What you need to do ▸
Give the data again exactly as written, skipping any pictures.
* Begin Provided data *
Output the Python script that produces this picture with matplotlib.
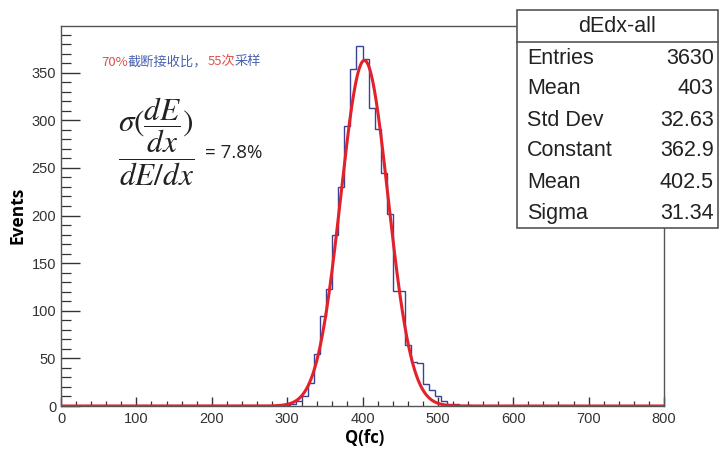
import numpy as np
import matplotlib
matplotlib.use("Agg")
import matplotlib.pyplot as plt
from matplotlib.patches import Rectangle
from matplotlib.lines import Line2D
from matplotlib.ticker import MultipleLocator

# ---- data ----
bin_edges = np.arange(0, 808, 8)
# non-zero bins: lower edge -> count
bin_low = [296, 304, 312, 320, 328, 336, 344, 352, 360, 368, 376, 384, 392, 400,
           408, 416, 424, 432, 440, 448, 456, 464, 472, 480, 488, 496, 504, 512, 520, 536]
bin_count = [1, 2, 5, 10, 24, 55, 95, 123, 180, 230, 294, 354, 378, 364,
             313, 291, 245, 202, 121, 121, 64, 46, 45, 23, 17, 10, 5, 2, 2, 1]
fit_const = 362.9
fit_mean = 402.5
fit_sigma = 31.34
stat_title = "dEdx-all"
stat_names = ["Entries", "Mean", "Std Dev", "Constant", "Mean", "Sigma"]
stat_values = ["3630", "403", "32.63", "362.9", "402.5", "31.34"]
x_ticks = [0, 100, 200, 300, 400, 500, 600, 700, 800]
y_ticks = [0, 50, 100, 150, 200, 250, 300, 350]

counts = np.zeros(len(bin_edges) - 1)
for lo, c in zip(bin_low, bin_count):
    counts[lo // 8] = c

plt.rcParams["mathtext.fontset"] = "stix"

W, H = 722, 450
fig = plt.figure(figsize=(W / 100, H / 100), dpi=100)
ax = fig.add_axes([61 / W, 1 - 406 / H, (664 - 61) / W, (406 - 26) / H])

ax.stairs(counts, bin_edges, color="#3b4294", linewidth=1.0, zorder=2)
xf = np.linspace(0, 800, 2000)
yf = fit_const * np.exp(-0.5 * ((xf - fit_mean) / fit_sigma) ** 2)
ax.plot(xf, yf, color="#e3212b", linewidth=2.2, zorder=3, solid_capstyle="butt")

ax.set_xlim(0, 800)
ax.set_ylim(0, 399)
ax.set_xticks(x_ticks)
ax.set_yticks(y_ticks)
ax.xaxis.set_minor_locator(MultipleLocator(20))
ax.yaxis.set_minor_locator(MultipleLocator(10))
ax.tick_params(axis="both", which="both", direction="in", colors="#333333",
               labelcolor="#333333", labelsize=10.5)
ax.tick_params(axis="y", which="major", length=13.5, width=1)
ax.tick_params(axis="y", which="minor", length=7, width=0.9)
ax.tick_params(axis="x", which="major", length=6.5, width=1, pad=4)
ax.tick_params(axis="x", which="minor", length=3.3, width=0.9)
for lab in ax.get_xticklabels() + ax.get_yticklabels():
    lab.set_family("Liberation Sans")
for s in ax.spines.values():
    s.set_color("#555555")
    s.set_linewidth(1.0)

fig.text(365 / W, 1 - 438 / H, "Q(fc)", ha="center", va="center",
         fontsize=12, fontweight="bold", family="Open Sans")
fig.text(18 / W, 1 - 215 / H, "Events", ha="center", va="center", rotation=90,
         fontsize=12.5, fontweight="bold", family="Open Sans")

# Chinese annotation with colored parts
parts = [("70%", "#d9534f"), ("截断接收比，", "#4a62b0"), ("55次", "#d9534f"), ("采样", "#4a62b0")]
xpos = 101
renderer = fig.canvas.get_renderer()
for txt, col in parts:
    t = fig.text(xpos / W, 1 - 62 / H, txt, ha="left", va="center", fontsize=9.5,
                 color=col, family=["Noto Sans CJK SC", "DejaVu Sans"])
    bb = t.get_window_extent(renderer=renderer)
    xpos += bb.width

# formula
fig.text(157 / W, 1 - 142 / H, r"$\dfrac{\sigma(\dfrac{dE}{dx})}{dE/dx}$",
         ha="center", va="center", fontsize=22.5, color="#222222")
fig.text(205 / W, 1 - 153 / H, "= 7.8%", ha="left", va="center", fontsize=13.5,
         family="Open Sans", color="#222222")

# stats box
bx0, bx1, by0, by1, bsep = 517, 718, 10, 228, 42
fig.add_artist(Rectangle((bx0 / W, 1 - by1 / H), (bx1 - bx0) / W, (by1 - by0) / H,
                         transform=fig.transFigure, facecolor="white",
                         edgecolor="#555555", linewidth=1.2, zorder=10))
fig.add_artist(Line2D([bx0 / W, bx1 / W], [1 - bsep / H, 1 - bsep / H],
                      transform=fig.transFigure, color="#555555", linewidth=1.2, zorder=11))
fig.text((bx0 + bx1) / 2 / W, 1 - 26 / H, stat_title, ha="center", va="center",
         fontsize=15.5, family="Liberation Sans", color="#222222", zorder=12)
for i, (n, v) in enumerate(zip(stat_names, stat_values)):
    yc = 1 - (58 + 31 * i) / H
    fig.text(527 / W, yc, n, ha="left", va="center", fontsize=15.5,
             family="Liberation Sans", color="#222222", zorder=12)
    fig.text(714 / W, yc, v, ha="right", va="center", fontsize=15.5,
             family="Liberation Sans", color="#222222", zorder=12)

fig.savefig("out.png", dpi=100)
* End Provided data *
Solved problem ▸
Output the Python script that produces this picture with matplotlib.
import numpy as np
import matplotlib
matplotlib.use("Agg")
import matplotlib.pyplot as plt
from matplotlib.patches import Rectangle
from matplotlib.lines import Line2D
from matplotlib.ticker import MultipleLocator

# ---- data ----
bin_edges = np.arange(0, 808, 8)
# non-zero bins: lower edge -> count
bin_low = [296, 304, 312, 320, 328, 336, 344, 352, 360, 368, 376, 384, 392, 400,
           408, 416, 424, 432, 440, 448, 456, 464, 472, 480, 488, 496, 504, 512, 520, 536]
bin_count = [1, 2, 5, 10, 24, 55, 95, 123, 180, 230, 294, 354, 378, 364,
             313, 291, 245, 202, 121, 121, 64, 46, 45, 23, 17, 10, 5, 2, 2, 1]
fit_const = 362.9
fit_mean = 402.5
fit_sigma = 31.34
stat_title = "dEdx-all"
stat_names = ["Entries", "Mean", "Std Dev", "Constant", "Mean", "Sigma"]
stat_values = ["3630", "403", "32.63", "362.9", "402.5", "31.34"]
x_ticks = [0, 100, 200, 300, 400, 500, 600, 700, 800]
y_ticks = [0, 50, 100, 150, 200, 250, 300, 350]

counts = np.zeros(len(bin_edges) - 1)
for lo, c in zip(bin_low, bin_count):
    counts[lo // 8] = c

plt.rcParams["mathtext.fontset"] = "stix"

W, H = 722, 450
fig = plt.figure(figsize=(W / 100, H / 100), dpi=100)
ax = fig.add_axes([61 / W, 1 - 406 / H, (664 - 61) / W, (406 - 26) / H])

ax.stairs(counts, bin_edges, color="#3b4294", linewidth=1.0, zorder=2)
xf = np.linspace(0, 800, 2000)
yf = fit_const * np.exp(-0.5 * ((xf - fit_mean) / fit_sigma) ** 2)
ax.plot(xf, yf, color="#e3212b", linewidth=2.2, zorder=3, solid_capstyle="butt")

ax.set_xlim(0, 800)
ax.set_ylim(0, 399)
ax.set_xticks(x_ticks)
ax.set_yticks(y_ticks)
ax.xaxis.set_minor_locator(MultipleLocator(20))
ax.yaxis.set_minor_locator(MultipleLocator(10))
ax.tick_params(axis="both", which="both", direction="in", colors="#333333",
               labelcolor="#333333", labelsize=10.5)
ax.tick_params(axis="y", which="major", length=13.5, width=1)
ax.tick_params(axis="y", which="minor", length=7, width=0.9)
ax.tick_params(axis="x", which="major", length=6.5, width=1, pad=4)
ax.tick_params(axis="x", which="minor", length=3.3, width=0.9)
for lab in ax.get_xticklabels() + ax.get_yticklabels():
    lab.set_family("Liberation Sans")
for s in ax.spines.values():
    s.set_color("#555555")
    s.set_linewidth(1.0)

fig.text(365 / W, 1 - 438 / H, "Q(fc)", ha="center", va="center",
         fontsize=12, fontweight="bold", family="Open Sans")
fig.text(18 / W, 1 - 215 / H, "Events", ha="center", va="center", rotation=90,
         fontsize=12.5, fontweight="bold", family="Open Sans")

# Chinese annotation with colored parts
parts = [("70%", "#d9534f"), ("截断接收比，", "#4a62b0"), ("55次", "#d9534f"), ("采样", "#4a62b0")]
xpos = 101
renderer = fig.canvas.get_renderer()
for txt, col in parts:
    t = fig.text(xpos / W, 1 - 62 / H, txt, ha="left", va="center", fontsize=9.5,
                 color=col, family=["Noto Sans CJK SC", "DejaVu Sans"])
    bb = t.get_window_extent(renderer=renderer)
    xpos += bb.width

# formula
fig.text(157 / W, 1 - 142 / H, r"$\dfrac{\sigma(\dfrac{dE}{dx})}{dE/dx}$",
         ha="center", va="center", fontsize=22.5, color="#222222")
fig.text(205 / W, 1 - 153 / H, "= 7.8%", ha="left", va="center", fontsize=13.5,
         family="Open Sans", color="#222222")

# stats box
bx0, bx1, by0, by1, bsep = 517, 718, 10, 228, 42
fig.add_artist(Rectangle((bx0 / W, 1 - by1 / H), (bx1 - bx0) / W, (by1 - by0) / H,
                         transform=fig.transFigure, facecolor="white",
                         edgecolor="#555555", linewidth=1.2, zorder=10))
fig.add_artist(Line2D([bx0 / W, bx1 / W], [1 - bsep / H, 1 - bsep / H],
                      transform=fig.transFigure, color="#555555", linewidth=1.2, zorder=11))
fig.text((bx0 + bx1) / 2 / W, 1 - 26 / H, stat_title, ha="center", va="center",
         fontsize=15.5, family="Liberation Sans", color="#222222", zorder=12)
for i, (n, v) in enumerate(zip(stat_names, stat_values)):
    yc = 1 - (58 + 31 * i) / H
    fig.text(527 / W, yc, n, ha="left", va="center", fontsize=15.5,
             family="Liberation Sans", color="#222222", zorder=12)
    fig.text(714 / W, yc, v, ha="right", va="center", fontsize=15.5,
             family="Liberation Sans", color="#222222", zorder=12)

fig.savefig("out.png", dpi=100)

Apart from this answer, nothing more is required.